• _Stated task_: Retype the opening lines of the listing below, ending with the line that contains "plt.rcParams['mathtext.default'] = 'regular'", and leave out any pictures.

*-*-*

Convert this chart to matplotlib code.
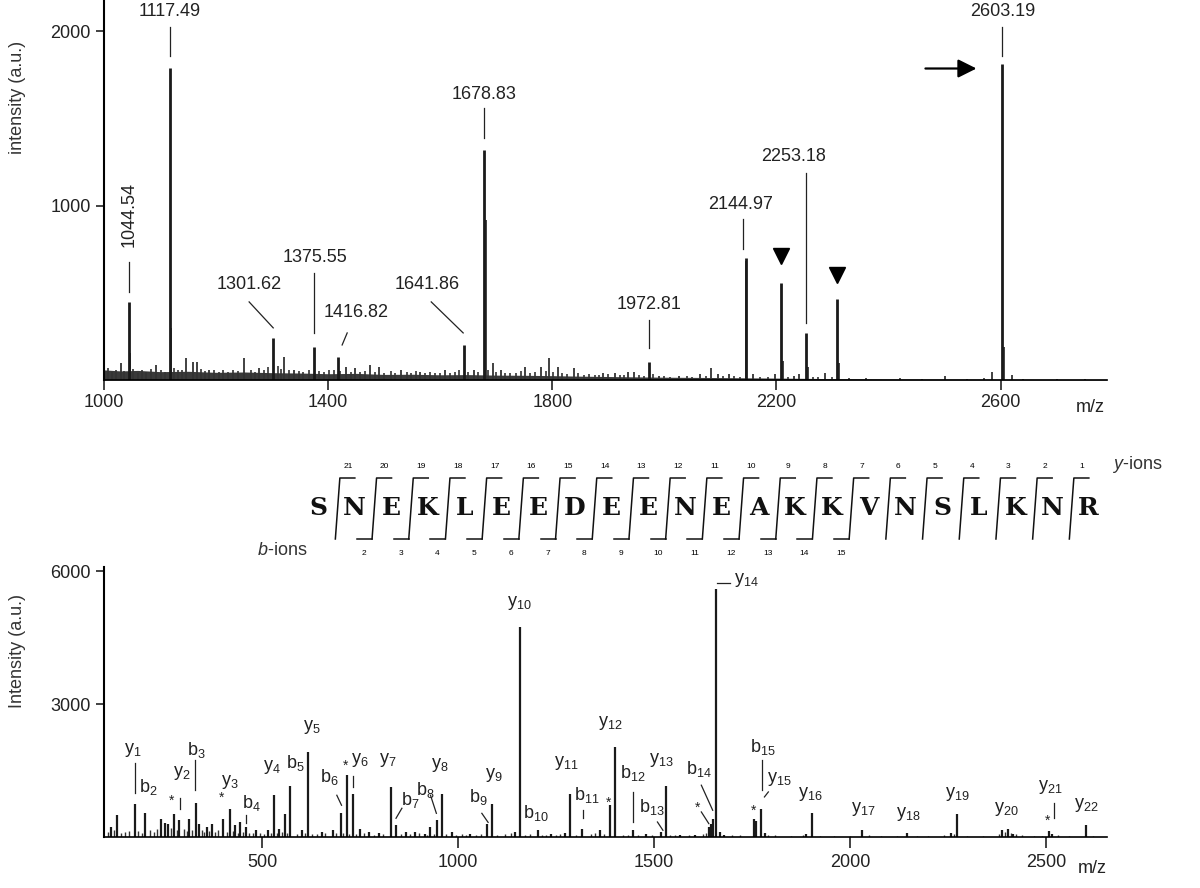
import numpy as np
import matplotlib.pyplot as plt

plt.rcParams['font.family'] = ['Liberation Sans', 'DejaVu Sans']
plt.rcParams['mathtext.fontset'] = 'custom'
plt.rcParams['mathtext.rm'] = 'Liberation Sans'
plt.rcParams['mathtext.it'] = 'Liberation Sans:italic'
plt.rcParams['mathtext.default'] = 'regular'

# ---- top: MALDI-MS spectrum ----
ms_peak_mz = [1044.54, 1117.49, 1301.62, 1375.55, 1416.82, 1641.86, 1678.83,
              1972.81, 2144.97, 2253.18, 2603.19]
ms_peak_int = [448, 1792, 241, 190, 132, 200, 1322, 103, 700, 270, 1810]
ms_marked_mz = [2209, 2309]          # inverted triangles
ms_marked_int = [558, 466]
ms_minor_mz = [1030, 1093, 1147, 1158, 1166, 1188, 1250, 1277, 1322, 1339,
               1431, 1448, 1475, 1491, 1530, 1564, 1609, 1660, 1694, 1708,
               1752, 1780, 1795, 1810, 1838, 1891, 1912, 1936, 1946, 1990,
               2027, 2064, 2084, 2095, 2116, 2146.5, 2159, 2198, 2212, 2232,
               2240, 2256, 2287, 2311.5, 2500, 2585, 2606, 2621, 1047, 1119.5,
               1681]
ms_minor_int = [97, 86, 124, 105, 105, 57, 124, 67, 134, 57,
                76, 67, 86, 76, 57, 48, 57, 57, 97, 57,
                76, 76, 124, 76, 67, 40, 40, 48, 44, 25,
                25, 34, 67, 34, 34, 680, 34, 34, 107, 25,
                34, 76, 40, 97, 25, 48, 190, 30, 155, 300,
                920]
ms_grass_mz = [1008, 1015, 1022, 1036, 1052, 1060, 1068, 1075, 1083, 1101,
               1108, 1125, 1132, 1140, 1173, 1180, 1196, 1205, 1213, 1222,
               1231, 1240, 1262, 1270, 1285, 1293, 1310, 1315, 1330, 1348,
               1356, 1365, 1383, 1392, 1402, 1410, 1422, 1440, 1457, 1466,
               1483, 1500, 1512, 1520, 1540, 1548, 1556, 1573, 1582, 1590,
               1600, 1618, 1626, 1634, 1650, 1668, 1686, 1700, 1716, 1725,
               1735, 1744, 1760, 1770, 1788, 1802, 1818, 1826, 1846, 1856,
               1866, 1876, 1884, 1900, 1920, 1928, 1955, 1963, 1980, 2000,
               2010, 2040, 2050, 2075, 2105, 2125, 2135, 2170, 2185, 2220,
               2265, 2275, 2300, 2330, 2360, 2420, 2460, 2540, 2570, 2640,
               2700, 2750]
ms_grass_int = [70, 45, 60, 50, 65, 40, 55, 48, 62, 58,
                45, 70, 55, 60, 65, 50, 55, 48, 60, 45,
                58, 50, 55, 48, 60, 75, 80, 65, 55, 50,
                45, 58, 50, 45, 55, 60, 50, 45, 48, 52,
                45, 40, 50, 42, 45, 38, 50, 40, 45, 38,
                42, 40, 45, 55, 48, 45, 60, 45, 40, 38,
                42, 50, 40, 45, 50, 45, 40, 35, 38, 30,
                35, 28, 30, 32, 30, 28, 30, 25, 35, 22,
                20, 22, 20, 25, 22, 25, 20, 18, 15, 20,
                15, 18, 15, 12, 10, 10, 8, 8, 12, 8,
                6, 5]
ms_band_mz = [1000, 1030, 1060, 1100, 1150, 1200, 1250, 1300, 1350, 1400,
              1450, 1500, 1550, 1600, 1650, 1700, 1750, 1800, 1850, 1900,
              2000, 2100, 2200, 2300, 2400, 2600, 2790]
ms_band_int = [58, 52, 55, 48, 50, 44, 46, 42, 40, 36,
               38, 32, 33, 30, 31, 28, 27, 25, 22, 20,
               16, 14, 11, 8, 6, 5, 4]

# label text position, leader line (x1, y1, x2, y2)
ms_label_pos = [(1044.54, 948), (1117.49, 2115), (1259, 546), (1377, 701),
                (1450, 385), (1577, 546), (1678.83, 1638), (1973, 431),
                (2136, 1006), (2230, 1282), (2603.19, 2115)]
ms_label_rot = [90, 0, 0, 0, 0, 0, 0, 0, 0, 0, 0]
ms_leaders = [(1044.54, 506, 1044.54, 678), (1117.49, 1856, 1117.49, 2023),
              (1259, 448, 1302, 299), (1375.55, 270, 1375.55, 615),
              (1434, 270, 1425, 201), (1584, 448, 1641, 270),
              (1678.83, 1391, 1678.83, 1563), (1972.81, 184, 1972.81, 345),
              (2141, 753, 2141, 925), (2253.18, 328, 2253.18, 1190),
              (2603.19, 1856, 2603.19, 2023)]
ms_marker_y = [713, 603]

# ---- middle: peptide sequence ----
sequence = list("SNEKLEEDEENEAKKVNSLKNR")
b_observed = [2, 3, 4, 5, 6, 7, 8, 9, 10, 11, 12, 13, 14, 15]

# ---- bottom: MS/MS spectrum ----
msms_mz = [115, 130, 175.1, 202.1, 242, 253, 261, 276, 289.2, 315,
           331.1, 339, 359, 373, 401, 417.3, 432, 445, 459.2, 486,
           515, 530.3, 544, 559, 572.3, 603, 617.4, 652, 681, 701.4,
           717, 731.4, 749, 774, 798, 830.4, 842, 867, 891, 915,
           930, 945.4, 958.6, 984, 1032, 1074.5, 1086.7, 1145, 1157.7, 1203.5,
           1237, 1272, 1286.8, 1317.6, 1362, 1388, 1400.8, 1446.6, 1480, 1517.6,
           1529.8, 1567, 1606, 1640, 1645.7, 1652, 1658.9, 1668, 1678, 1755,
           1760, 1773.9, 1784, 1889, 1903.0, 2032.0, 2145.1, 2259, 2273.2, 2387,
           2402.2, 2417, 2508, 2516.3, 2603.3]
msms_int = [226, 491, 750, 540, 400, 325, 287, 513, 378, 400,
            770, 287, 226, 287, 400, 630, 264, 340, 226, 150,
            165, 955, 190, 530, 1150, 150, 1920, 120, 150, 553,
            1400, 980, 190, 120, 100, 1130, 264, 120, 120, 75,
            226, 378, 980, 120, 75, 287, 755, 120, 4750, 150,
            75, 100, 980, 190, 150, 717, 2035, 150, 75, 120,
            1147, 40, 40, 226, 287, 400, 5600, 120, 40, 400,
            370, 630, 100, 75, 553, 160, 85, 100, 513, 150,
            190, 75, 130, 75, 264]
msms_grass_mz = [108, 122, 140, 150, 160, 185, 195, 215, 225, 232,
                 268, 282, 300, 308, 322, 346, 352, 366, 380, 388,
                 410, 425, 438, 452, 466, 478, 495, 505, 522, 538,
                 552, 565, 590, 610, 628, 640, 662, 690, 708, 722,
                 740, 760, 785, 810, 855, 878, 900, 922, 940, 970,
                 995, 1010, 1020, 1045, 1058, 1100, 1120, 1135, 1170, 1185,
                 1215, 1225, 1250, 1260, 1300, 1340, 1350, 1372, 1420, 1435,
                 1460, 1495, 1540, 1555, 1590, 1625, 1632, 1700, 1720, 1790,
                 1810, 1850, 1880, 1925, 1960, 2000, 2050, 2080, 2120, 2170,
                 2200, 2240, 2265, 2300, 2340, 2380, 2395, 2410, 2425, 2440,
                 2470, 2490, 2530, 2560, 2620]
msms_grass_int = [120, 150, 90, 110, 130, 140, 100, 160, 120, 180,
                  200, 150, 170, 140, 160, 150, 120, 130, 110, 150,
                  120, 140, 100, 110, 90, 100, 80, 70, 90, 80,
                  110, 90, 70, 80, 60, 70, 80, 90, 80, 70,
                  60, 80, 50, 60, 70, 60, 80, 50, 60, 70,
                  50, 60, 40, 50, 60, 50, 60, 80, 50, 60,
                  50, 40, 50, 60, 50, 60, 80, 60, 50, 40,
                  50, 40, 50, 40, 50, 60, 80, 50, 40, 50,
                  40, 30, 40, 30, 30, 30, 40, 30, 30, 30,
                  25, 40, 60, 30, 30, 60, 120, 90, 60, 40,
                  30, 30, 40, 25, 20]

ion_labels = ['y$_1$', 'b$_2$', '*', 'y$_2$', 'b$_3$', '*', 'y$_3$', 'b$_4$',
              'y$_4$', 'b$_5$', 'y$_5$', 'b$_6$', '*', 'y$_6$', 'y$_7$', 'b$_7$',
              'b$_8$', 'y$_8$', 'b$_9$', 'y$_9$', 'y$_{10}$', 'b$_{10}$',
              'y$_{11}$', 'b$_{11}$', '*', 'y$_{12}$', 'b$_{12}$', 'b$_{13}$',
              'y$_{13}$', 'b$_{14}$', '*', 'y$_{14}$', 'b$_{15}$', 'y$_{15}$', '*',
              'y$_{16}$', 'y$_{17}$', 'y$_{18}$', 'y$_{19}$', 'y$_{20}$',
              'y$_{21}$', '*', 'y$_{22}$']
ion_label_pos = [(171, 1962), (210, 1124), (270, 876), (296, 1441), (332, 1962),
                 (398, 943), (418, 1237), (472, 762), (526, 1577), (584, 1667),
                 (628, 2482), (673, 1351), (714, 1667), (750, 1735), (821, 1735),
                 (878, 830), (916, 1055), (954, 1622), (1051, 902), (1092, 1396),
                 (1156, 5290), (1199, 536), (1276, 1667), (1329, 943), (1383, 830),
                 (1390, 2572), (1445, 1441), (1494, 679), (1518, 1735), (1616, 1547),
                 (1611, 717), (1735, 5808), (1779, 2036), (1821, 1321), (1755, 643),
                 (1899, 981), (2033, 643), (2148, 513), (2275, 981), (2400, 643),
                 (2512, 1131), (2505, 416), (2602, 717)]
ion_leaders = [(175, 988, 175, 1667), (290, 643, 290, 891), (330, 1057, 330, 1735),
               (459, 309, 459, 490), (691, 943, 703, 717), (732, 1124, 732, 1375),
               (842, 423, 857, 649), (930, 943, 945, 535), (1061, 535, 1077, 330),
               (1319, 422, 1319, 603), (1447, 339, 1447, 1018), (1509, 339, 1523, 152),
               (1621, 1170, 1650, 604), (1621, 566, 1640, 303), (1662, 5747, 1694, 5747),
               (1775, 1057, 1775, 1735), (1782, 905, 1792, 1018), (2522, 422, 2522, 762)]

W, H = 1200, 888
fig = plt.figure(figsize=(12, 8.88), dpi=100)

# overlay in pixel units for the sequence diagram
ov = fig.add_axes([0, 0, 1, 1])
ov.set_xlim(0, W)
ov.set_ylim(H, 0)
ov.axis('off')

letter_x0, letter_dx, letter_y = 318, 36.7, 508
for i, aa in enumerate(sequence):
    ov.text(letter_x0 + i * letter_dx, letter_y, aa, family='DejaVu Serif',
            weight='bold', fontsize=18, ha='center', va='center', color='#111')
n = len(sequence)
for k in range(1, n):
    xb = letter_x0 + (k - 0.5) * letter_dx - 1
    xt = xb + 4.5
    yb, yt = 539, 478
    ov.plot([xb, xt, xt + 15], [yb, yt, yt], color='#111', lw=1.1)
    ov.text(xt + 8, 466, str(n - k), fontsize=6, ha='center', va='center')
    if k in b_observed:
        ov.plot([xb - 15, xb], [yb, yb], color='#111', lw=1.1)
        ov.text(xb - 8, 553, str(k), fontsize=6, ha='center', va='center')
ov.text(1137, 464, r'$\mathit{y}$-ions', fontsize=13, ha='center', va='center', color='#333')
ov.text(282, 550, r'$\mathit{b}$-ions', fontsize=13, ha='center', va='center', color='#333')


def style(ax):
    for s in ['top', 'right']:
        ax.spines[s].set_visible(False)
    ax.spines['left'].set_linewidth(1.5)
    ax.spines['bottom'].set_linewidth(1.2)
    ax.tick_params(direction='out', length=6, width=1.2, labelsize=13,
                   colors='#222')
    ax.patch.set_alpha(0)


# top panel
ax1 = fig.add_axes([104 / W, 1 - 380 / H, 1003 / W, 380 / H])
ax1.set_xlim(1000, 2790)
ax1.set_ylim(0, 2180)
ax1.fill_between(ms_band_mz, 0, ms_band_int, color='#3a3a3a', lw=0)
ax1.vlines(ms_grass_mz, 0, ms_grass_int, color='#333', lw=1.2)
ax1.vlines(ms_minor_mz, 0, ms_minor_int, color='#333', lw=1.3)
ax1.vlines(ms_peak_mz + ms_marked_mz, 0, ms_peak_int + ms_marked_int,
           color='#1a1a1a', lw=2.0)
for (tx, ty), rot, (x1, y1, x2, y2), mz in zip(ms_label_pos, ms_label_rot,
                                              ms_leaders, ms_peak_mz):
    ax1.text(tx, ty, f'{mz:.2f}', fontsize=13, ha='center', va='center',
             rotation=rot, color='#222')
    ax1.plot([x1, x2], [y1, y2], color='#222', lw=0.9)
ax1.plot(ms_marked_mz, ms_marker_y, marker='v', ms=11, color='k', ls='none')
ax1.annotate('', xy=(2562, 1787), xytext=(2461, 1787),
             arrowprops=dict(arrowstyle='-|>', color='k', lw=1.6, mutation_scale=28))
ax1.set_xticks([1000, 1400, 1800, 2200, 2600])
ax1.set_yticks([1000, 2000])
style(ax1)
ax1.tick_params(axis='x', length=7, pad=3)
fig.text(1090 / W, 1 - 407 / H, 'm/z', fontsize=13, ha='center', va='center', color='#222')
fig.text(18 / W, 1 - 97 / H, 'intensity (a.u.)', fontsize=13, rotation=90,
         ha='center', va='center', color='#333')

# bottom panel
ax2 = fig.add_axes([104 / W, 1 - 837 / H, 1003 / W, 270 / H])
ax2.set_xlim(97, 2656)
ax2.set_ylim(0, 6100)
ax2.vlines(msms_grass_mz, 0, msms_grass_int, color='#333', lw=1.0)
ax2.vlines(msms_mz, 0, msms_int, color='#1a1a1a', lw=1.6)
for s, (tx, ty) in zip(ion_labels, ion_label_pos):
    if s == '*':
        ax2.text(tx, ty - 60, s, fontsize=10, ha='center', va='center', color='#222')
    else:
        ax2.text(tx, ty, s, fontsize=13, ha='center', va='center', color='#222')
for x1, y1, x2, y2 in ion_leaders:
    ax2.plot([x1, x2], [y1, y2], color='#222', lw=0.9)
ax2.set_xticks([500, 1000, 1500, 2000, 2500])
ax2.set_yticks([3000, 6000])
style(ax2)
ax2.tick_params(axis='x', length=8, pad=4)
fig.text(1092 / W, 1 - 868 / H, 'm/z', fontsize=13, ha='center', va='center', color='#222')
fig.text(18 / W, 1 - 651 / H, 'Intensity (a.u.)', fontsize=13, rotation=90,
         ha='center', va='center', color='#333')

fig.savefig('out.png', dpi=100)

*-*-*

• _Task output_:
Convert this chart to matplotlib code.
import numpy as np
import matplotlib.pyplot as plt

plt.rcParams['font.family'] = ['Liberation Sans', 'DejaVu Sans']
plt.rcParams['mathtext.fontset'] = 'custom'
plt.rcParams['mathtext.rm'] = 'Liberation Sans'
plt.rcParams['mathtext.it'] = 'Liberation Sans:italic'
plt.rcParams['mathtext.default'] = 'regular'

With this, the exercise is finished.